Shandy beer reviews, types of Shandy, Saranac Shandy, Sam Adams Porch Rocker, Leinenkugel

Want a shandy? Try mixing one up yourself

Beer Reviews / Food & Drink Channel / Bullz-Eye Home

Some people think that a shandy is the perfect summer drink. I am not one of those people. The argument in favor almost always stresses the thirst quenching properties, which is fine; I'll grant that these concoctions can quench a thirst. My only argument against is the dire taste. A shandy is, most often, lemonade mixed with a beer. Lemonade and beer are not anything like peanut butter and chocolate. These two great tastes do not really belong together in my mind. But, perhaps I've just never had a decent one? Well, I've just spent a hot month of moving and mowing and painting — and tasting shandies to find out.

My first impression was that they aren't all that easy to find ready-made on beer shelves. There are a few, but it takes some looking, and many favorite craft brewers aren't bothering with these. Why? Well, they obviously don't want to ruin one of their finely-crafted, perfectly good beers by dumping a load of lemonade in it. There are some, though. Not surprisingly, they're generally from brewers some might accuse of having loads of rubbish beer already on hand. There's no need to even mention these.

Leinenkugel Summer ShandyLooking at a few that I expect a little more from, then, I grabbed a Saranac Shandy. Dire. For me, everything that's wrong with this horrible invention — I absolutely refuse to call shandy a style of beer. Entirely too sweet and lemony — it tastes like a bad beer, which it may well not have been originally, mixed with too much bad lemonade. This was almost enough to halt the experiment at day one. Sam Adams has the Porch Rocker. You can generally count on these guys to supply a very decent attempt at any kind of beer. Well, it is slightly less over the top with the lemonade, but we're not there yet. Leinenkugel must be the biggest Shandy producer around, and is the easiest to find. And, it's not horrid. A bit more of the beer comes through in the flavor, anyway. These aren't the only brewers, and there will be more out there this summer, but these all can easily be improved upon with little or no effort from a thirsty drinker.

The problem — well, among the problems — with shandy for me is the overwhelming lemonade flavor. You, or any bartender, can rectify that just by foregoing the pre-made bottles and mixing them by hand. The standard US shandy recipe tends toward a 50/50 mixture of beer to lemonade. That's a ridiculously high proportion. Just cutting it back to 25-30% lemon and using a decent wheat beer — you don't need the best beer since you're just ruining it anyway — makes a huge difference. You still want some beer flavor, right? Otherwise, just have the lemonade. Another big improvement is using a carbonated lemon/lime soda instead of lemonade. 7-up or Sprite is fine, but some of those less sweet, imported bottles would work much better. Maybe the best option is to get away from the lemon altogether. I've heard Germans like to mix cola in one of their versions, but I can't get my head around that one at all.

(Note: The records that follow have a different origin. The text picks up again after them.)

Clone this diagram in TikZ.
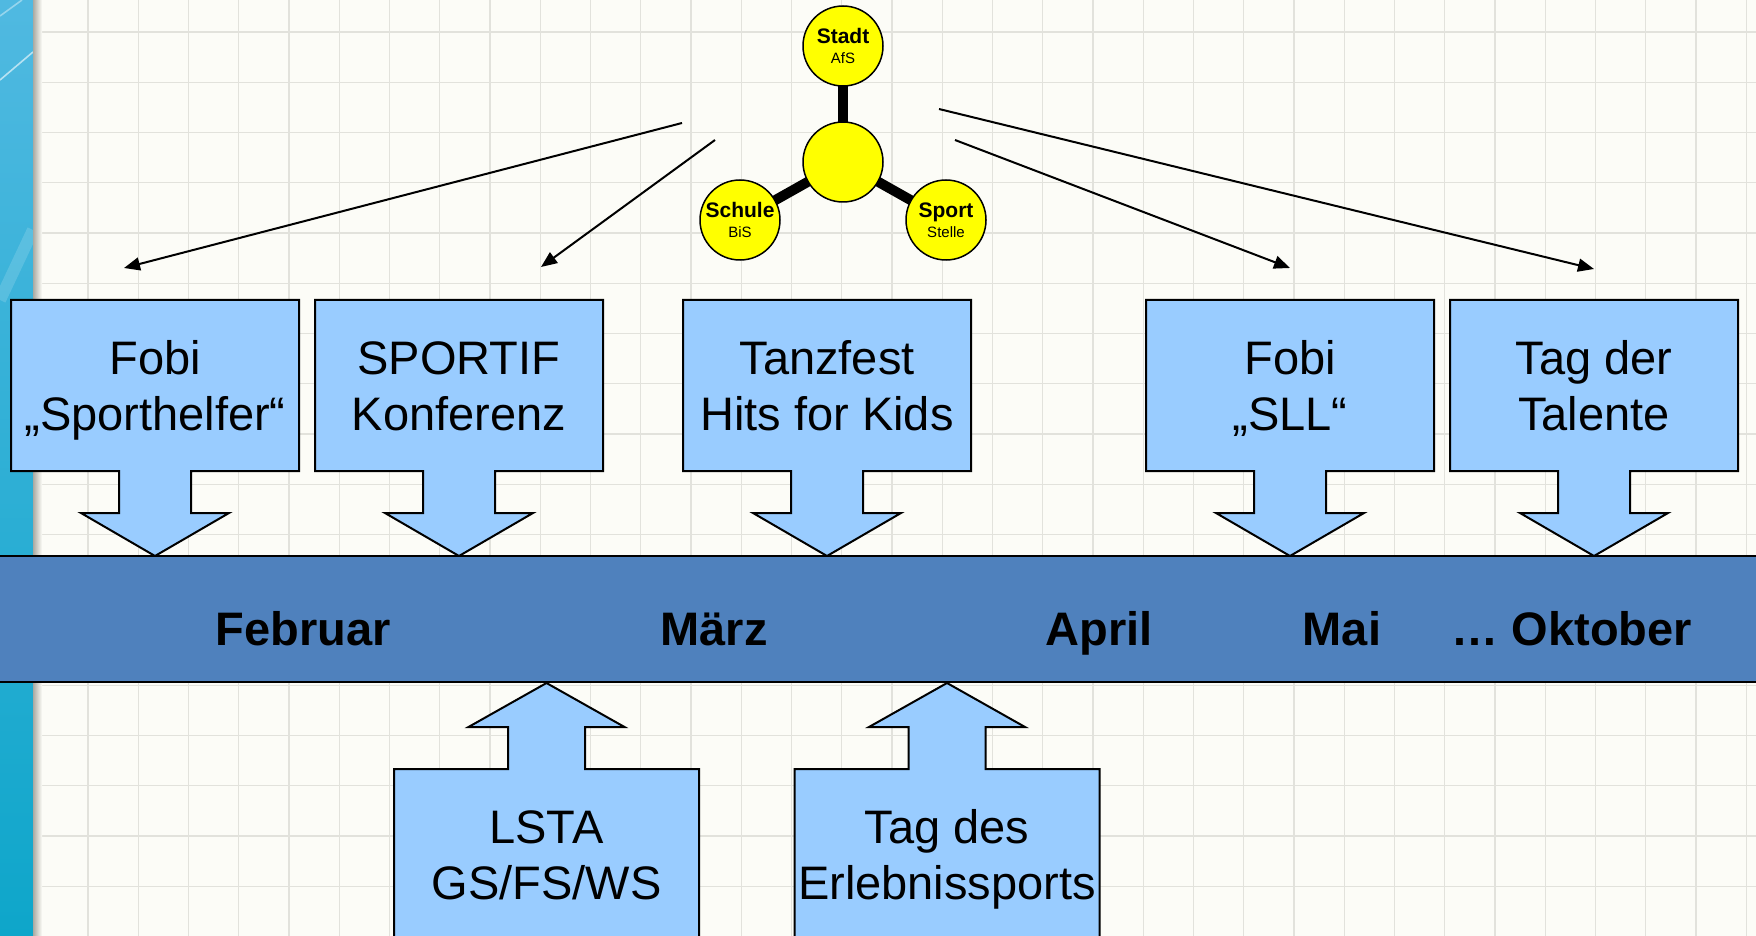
\documentclass[tikz,border=0pt]{standalone}
\usepackage{fontspec}
\setmainfont{Liberation Sans}
\usetikzlibrary{arrows.meta,calc}
\pgfdeclarelayer{bg}
\pgfdeclarelayer{shapes}
\pgfsetlayers{bg,shapes,main}
\definecolor{paper}{RGB}{252,252,247}
\definecolor{gridc}{RGB}{226,226,220}
\definecolor{boxblue}{RGB}{153,204,255}
\definecolor{bandblue}{RGB}{79,129,189}
\definecolor{stripetop}{RGB}{80,185,225}
\definecolor{stripemid}{RGB}{0,148,188}
\definecolor{stripebot}{RGB}{14,166,202}
\definecolor{shadowc}{RGB}{170,170,162}
\definecolor{hubyellow}{RGB}{255,255,0}

\newcommand\topstrut{\rule{0pt}{22.5pt}}
\newcommand\botstrut{\rule[-5.5pt]{0pt}{0pt}}

\newcommand\downcall[4]{%
  \node[callbox,minimum width=144pt] (#1) at (#2) {\topstrut#3\\#4\botstrut};
  \begin{pgfonlayer}{shapes}
  \draw[boxline] (#1.north west) -- (#1.north east) -- (#1.south east)
     -- ($(#1.south)+(36,0)$) -- ($(#1.south)+(36,42)$) -- ($(#1.south)+(74,42)$)
     -- ($(#1.south)+(0,85)$) -- ($(#1.south)+(-74,42)$) -- ($(#1.south)+(-36,42)$)
     -- ($(#1.south)+(-36,0)$) -- (#1.south west) -- cycle;
  \end{pgfonlayer}
}
\newcommand\upcall[4]{%
  \node[callbox,minimum width=152.5pt] (#1) at (#2) {\topstrut#3\\#4\botstrut};
  \begin{pgfonlayer}{shapes}
  \draw[boxline] (#1.south west) -- (#1.north west)
     -- ($(#1.north)+(-38.5,0)$) -- ($(#1.north)+(-38.5,-42)$) -- ($(#1.north)+(-78,-42)$)
     -- ($(#1.north)+(0,-86)$) -- ($(#1.north)+(78,-42)$) -- ($(#1.north)+(38.5,-42)$)
     -- ($(#1.north)+(38.5,0)$) -- (#1.north east) -- (#1.south east) -- cycle;
  \end{pgfonlayer}
}

\begin{document}
\begin{tikzpicture}[x=0.5pt,y=-0.5pt,
  gridline/.style={draw=gridc,line width=0.6pt},
  boxline/.style={draw=black,line width=1pt,fill=boxblue,line join=miter},
  callbox/.style={rectangle,minimum height=85.5pt,inner sep=0pt,outer sep=0pt,
    align=center,font=\fontsize{23.5}{28}\selectfont},
  bandbox/.style={rectangle,draw=black,line width=1pt,fill=bandblue,
    minimum width=900pt,minimum height=63pt,inner sep=0pt},
  monthtext/.style={anchor=base,inner sep=0pt,font=\fontsize{23.5}{28}\selectfont\bfseries},
  hubcircle/.style={circle,draw=black,line width=0.75pt,fill=hubyellow,
    minimum size=40pt,inner sep=0pt,align=center,font=\fontsize{7.5}{10}\selectfont},
  hublink/.style={draw=black,line width=5pt},
  pointer/.style={draw=black,line width=1pt,-{Triangle[length=8pt,width=6.5pt]}}
]
\useasboundingbox (0,0) rectangle (1756,936);

% background, grid, decorative stripe
\begin{pgfonlayer}{bg}
  \fill[paper] (0,0) rectangle (1756,936);
  \foreach \i in {0,...,33} \draw[gridline] (88+50.25*\i,0) -- (88+50.25*\i,936);
  \foreach \j in {0,...,17} \draw[gridline] (33,32+50.25*\j) -- (1756,32+50.25*\j);
  \shade[top color=stripetop,middle color=stripemid,bottom color=stripebot] (0,0) rectangle (33,936);
  \begin{scope}
    \clip (0,0) rectangle (33,936);
    \draw[white,opacity=0.6,line width=0.8pt] (0,80) -- (33,52);
    \draw[white,opacity=0.4,line width=0.8pt] (0,16) -- (22,0);
    \draw[white,opacity=0.15,line width=6pt] (0,300) -- (33,230);
  \end{scope}
  \shade[left color=shadowc,right color=paper] (33,0) rectangle (42,936);
\end{pgfonlayer}

% timeline band
\node[bandbox] (band) at (878,619) {};
\node[monthtext] (feb) at (303,645) {Februar};
\node[monthtext] (mar) at (714,645) {März};
\node[monthtext] (apr) at (1099,645) {April};
\node[monthtext] (mai) at (1342,645) {Mai};
\node[monthtext] (okt) at (1572,645) {… Oktober};

% callouts above the band
\downcall{fobi}{155,385.5}{Fobi}{„Sporthelfer“}
\downcall{sportif}{459,385.5}{SPORTIF}{Konferenz}
\downcall{tanz}{827,385.5}{Tanzfest}{Hits for Kids}
\downcall{sll}{1290,385.5}{Fobi}{„SLL“}
\downcall{talente}{1594,385.5}{Tag der}{Talente}

% callouts below the band
\upcall{lsta}{546.5,854.5}{LSTA}{GS/FS/WS}
\upcall{erleb}{947,854.5}{Tag des}{Erlebnissports}

% partner circles
\node[hubcircle] (hub) at (843,162) {};
\node[hubcircle] (stadt) at (843,46) {{\fontsize{10.5}{10}\selectfont\bfseries Stadt}\\AfS};
\node[hubcircle] (schule) at (740,220) {{\fontsize{10.5}{10}\selectfont\bfseries Schule}\\BiS};
\node[hubcircle] (sport) at (946,220) {{\fontsize{10.5}{10}\selectfont\bfseries Sport}\\Stelle};
\begin{pgfonlayer}{shapes}
  \draw[hublink] (hub.center) -- (stadt.center);
  \draw[hublink] (hub.center) -- (schule.center);
  \draw[hublink] (hub.center) -- (sport.center);
\end{pgfonlayer}

% pointers
\coordinate (p1s) at (682,123);  \coordinate (p1e) at (124,268);
\coordinate (p2s) at (715,140);  \coordinate (p2e) at (541,267);
\coordinate (p3s) at (955,140);  \coordinate (p3e) at (1290,268);
\coordinate (p4s) at (939,109);  \coordinate (p4e) at (1594,269);
\draw[pointer] (p1s) -- (p1e);
\draw[pointer] (p2s) -- (p2e);
\draw[pointer] (p3s) -- (p3e);
\draw[pointer] (p4s) -- (p4e);
\end{tikzpicture}
\end{document}
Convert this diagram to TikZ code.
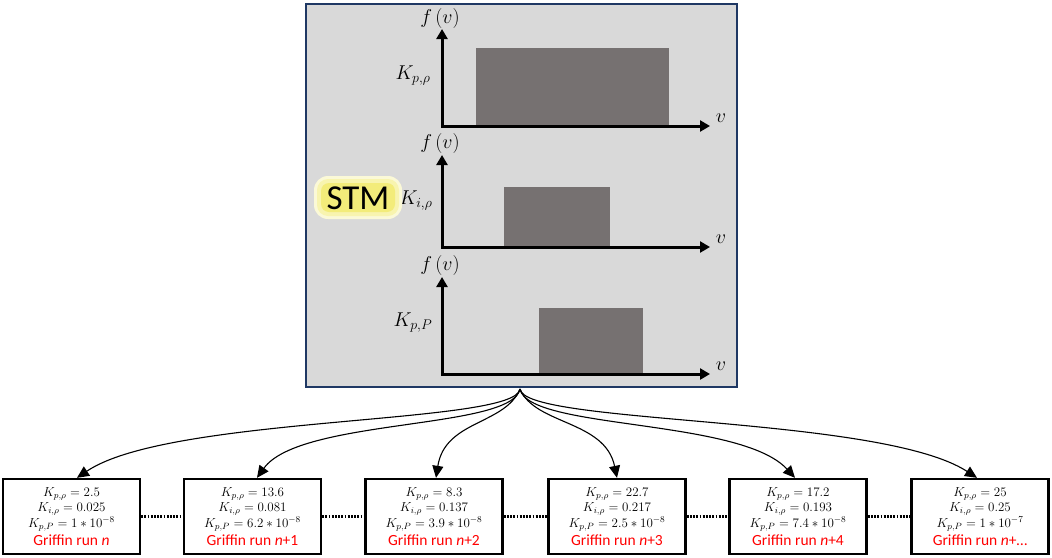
\documentclass[tikz,border=0pt]{standalone}
\usepackage{fontspec}
\usepackage{fix-cm}
\newfontfamily\calib{Carlito}
\usetikzlibrary{arrows.meta}
\definecolor{boxgray}{HTML}{D9D9D9}
\definecolor{navy}{HTML}{1F3864}
\definecolor{bargray}{HTML}{767171}
\definecolor{glow}{HTML}{F3EC7A}
\definecolor{runred}{HTML}{FF0000}
\newcommand\runtxt{\color{runred}\calib\fontsize{15.5}{15.5}\selectfont}
\begin{document}
\begin{tikzpicture}[x=1pt,y=-1pt,
  axis/.style={line width=3pt,{Triangle[length=10pt,width=11pt]}-{Triangle[length=10pt,width=11pt]}},
  bar/.style={fill=bargray},
  lbl/.style={inner sep=0pt,font=\fontsize{20}{20}\selectfont},
  runbox/.style={draw=black,line width=2.4pt,fill=white,minimum width=137pt,minimum height=75pt,inner sep=0pt,align=center,font=\fontsize{13}{15.5}\selectfont},
  link/.style={line width=1.1pt,-{Triangle[length=12pt,width=11pt]}},
  dots/.style={line width=2.4pt,dash pattern=on 1.8pt off 1.4pt}
]
\useasboundingbox (0,0) rectangle (1052,557);
% main panel
\draw[fill=boxgray,draw=navy,line width=2pt] (306,4) rectangle (737,387);
% plot 1
\fill[bar] (476,48) rectangle (669,126);
\draw[axis] (442,29) |- (710,126);
\node[lbl] (f1) at (440,18) {$f\,(v)$};
\node[lbl] (v1) at (721,118) {$v$};
\node[lbl] (k1) at (413,76) {$K_{p,\rho}$};
% plot 2
\fill[bar] (504,187) rectangle (610,247);
\draw[axis] (442,155) |- (710,247);
\node[lbl] (f2) at (440,143) {$f\,(v)$};
\node[lbl] (v2) at (721,239) {$v$};
\node[lbl] (k2) at (416,201) {$K_{i,\rho}$};
% plot 3
\fill[bar] (539,308) rectangle (643,374);
\draw[axis] (442,277) |- (710,374);
\node[lbl] (f3) at (440,265) {$f\,(v)$};
\node[lbl] (v3) at (721,366) {$v$};
\node[lbl] (k3) at (413,323) {$K_{p,P}$};
% STM
\fill[glow!30,rounded corners=14pt] (314,176) rectangle (402,219);
\fill[glow!60,rounded corners=11pt] (317,179) rectangle (399,216);
\fill[glow,rounded corners=8pt] (321,183) rectangle (395,212);
\node[inner sep=0pt,font=\calib\fontsize{35}{35}\selectfont] (stm) at (358,198) {STM};
% runs
\node[runbox] (r1) at (71.5,516.5) {$K_{p,\rho}=2.5$\\$K_{i,\rho}=0.025$\\$K_{p,P}=1\ast10^{-8}$\\[3pt]{\runtxt Griffin run \textit{n}}};
\node[runbox] (r2) at (252.5,516.5) {$K_{p,\rho}=13.6$\\$K_{i,\rho}=0.081$\\$K_{p,P}=6.2\ast10^{-8}$\\[3pt]{\runtxt Griffin run \textit{n}+1}};
\node[runbox] (r3) at (434,516.5) {$K_{p,\rho}=8.3$\\$K_{i,\rho}=0.137$\\$K_{p,P}=3.9\ast10^{-8}$\\[3pt]{\runtxt Griffin run \textit{n}+2}};
\node[runbox] (r4) at (617,516.5) {$K_{p,\rho}=22.7$\\$K_{i,\rho}=0.217$\\$K_{p,P}=2.5\ast10^{-8}$\\[3pt]{\runtxt Griffin run \textit{n}+3}};
\node[runbox] (r5) at (798,516.5) {$K_{p,\rho}=17.2$\\$K_{i,\rho}=0.193$\\$K_{p,P}=7.4\ast10^{-8}$\\[3pt]{\runtxt Griffin run \textit{n}+4}};
\node[runbox] (r6) at (980,516.5) {$K_{p,\rho}=25$\\$K_{i,\rho}=0.25$\\$K_{p,P}=1\ast10^{-7}$\\[3pt]{\runtxt Griffin run \textit{n}+\ldots}};
% dotted links
\draw[dots] (r1.east) -- (r2.west);
\draw[dots] (r2.east) -- (r3.west);
\draw[dots] (r3.east) -- (r4.west);
\draw[dots] (r4.east) -- (r5.west);
\draw[dots] (r5.east) -- (r6.west);
% fan of arrows
\coordinate (src) at (520,389);
\draw[link] (src) .. controls (516,425) and (170,415) .. ([xshift=5.5pt]r1.north);
\draw[link] (src) .. controls (512,430) and (300,418) .. ([xshift=4.5pt]r2.north);
\draw[link] (src) .. controls (505,425) and (445,420) .. ([xshift=2pt]r3.north);
\draw[link] (src) .. controls (535,425) and (605,420) .. (r4.north);
\draw[link] (src) .. controls (528,430) and (740,418) .. ([xshift=-3pt]r5.north);
\draw[link] (src) .. controls (524,425) and (880,415) .. ([xshift=-3pt]r6.north);
\end{tikzpicture}
\end{document}
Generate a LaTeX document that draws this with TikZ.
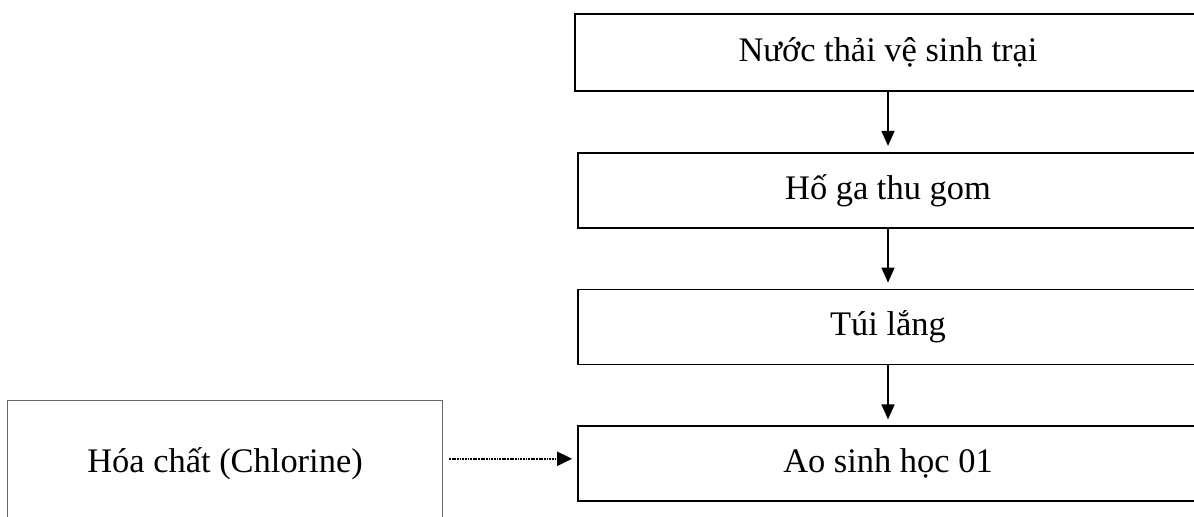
\documentclass[tikz,border=0pt]{standalone}
\usepackage{fontspec}
\setmainfont{Liberation Serif}
\usetikzlibrary{arrows.meta,positioning}

\begin{document}
\begin{tikzpicture}[
    node distance=1.2cm,
    every node/.style={font=\fontsize{19.6}{23}\selectfont},
    box/.style={draw, line width=1pt, minimum width=12.4cm, minimum height=1.5cm, inner sep=0pt},
    src/.style={draw=black!60, line width=0.7pt, minimum width=8.7cm, minimum height=2.52cm, inner sep=0pt},
    flow/.style={-{Triangle[length=0.3cm,width=0.26cm]}, line width=0.8pt, shorten >=0.12cm},
    feed/.style={-{Triangle[length=0.3cm,width=0.28cm]}, line width=1.1pt, dash pattern=on 1pt off 0.5pt,
      shorten <=0.12cm, shorten >=0.1cm},
  ]
  \useasboundingbox (0,0) rectangle (23.88,10.32);

  \node[box, minimum width=12.52cm, minimum height=1.54cm] (nt) at (17.76,9.27) {Nước thải vệ sinh trại};
  \node[box, below=of nt] (hg) {Hố ga thu gom};
  \node[box, below=of hg] (tl) {Túi lắng};
  \node[box, below=of tl] (pond) {Ao sinh học 01};
  \draw[flow] (nt) edge (hg) (hg) edge (tl) (tl) edge (pond);

  % chlorine dosing into the pond
  \node[src, left=2.68cm of pond] (chem) {Hóa chất (Chlorine)};
  \draw[feed] ([yshift=0.1cm]chem.east) -- ([yshift=0.1cm]pond.west);

\end{tikzpicture}
\end{document}
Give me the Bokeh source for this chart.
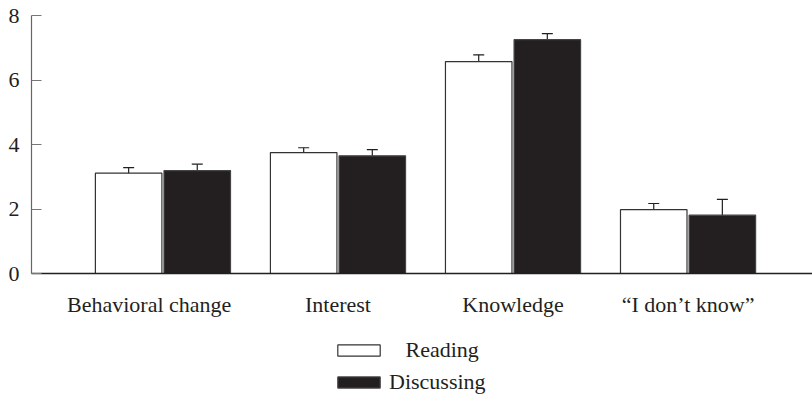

Brits use a bit of ginger beer, which actually isn't too bad. I much prefer that version to a lemon based, and ginger beer is easy enough to find these days. They also sometimes use cider, calling it a snakebite. Some rappers have made beer with orange juice a minor sensation, but I would severely limit the amount of juice — or, even better, eliminate it entirely.

Another idea that is gaining popularity is making cocktails with beer. This obviously adds more alcohol to the drink, which may remove the attraction for some drinkers, but the result is generally more palatable and still refreshing. A simple one that is most like a shandy, but levels upon levels better, is just mixing in champagne. Bartenders are getting creative with these cocktails since they are becoming the new rage, but they are usually based on a simple drink you're already familiar with, such as a G&T or a Vodka 7.

I prefer my beer to be pure, unadulterated and tasting like beer. I'd prefer even a poor beer over a great shandy. But, if your palate likes the flavor combination and you want the lower alcohol and refreshing qualities of a shandy, I would advise steering clear of any pre-made and making the drink by hand. Even the best of the bottled remind me of some evil concoction meant as a small child's 'training' beer. These are obviously not good for children, and why an adult would want one is beyond me.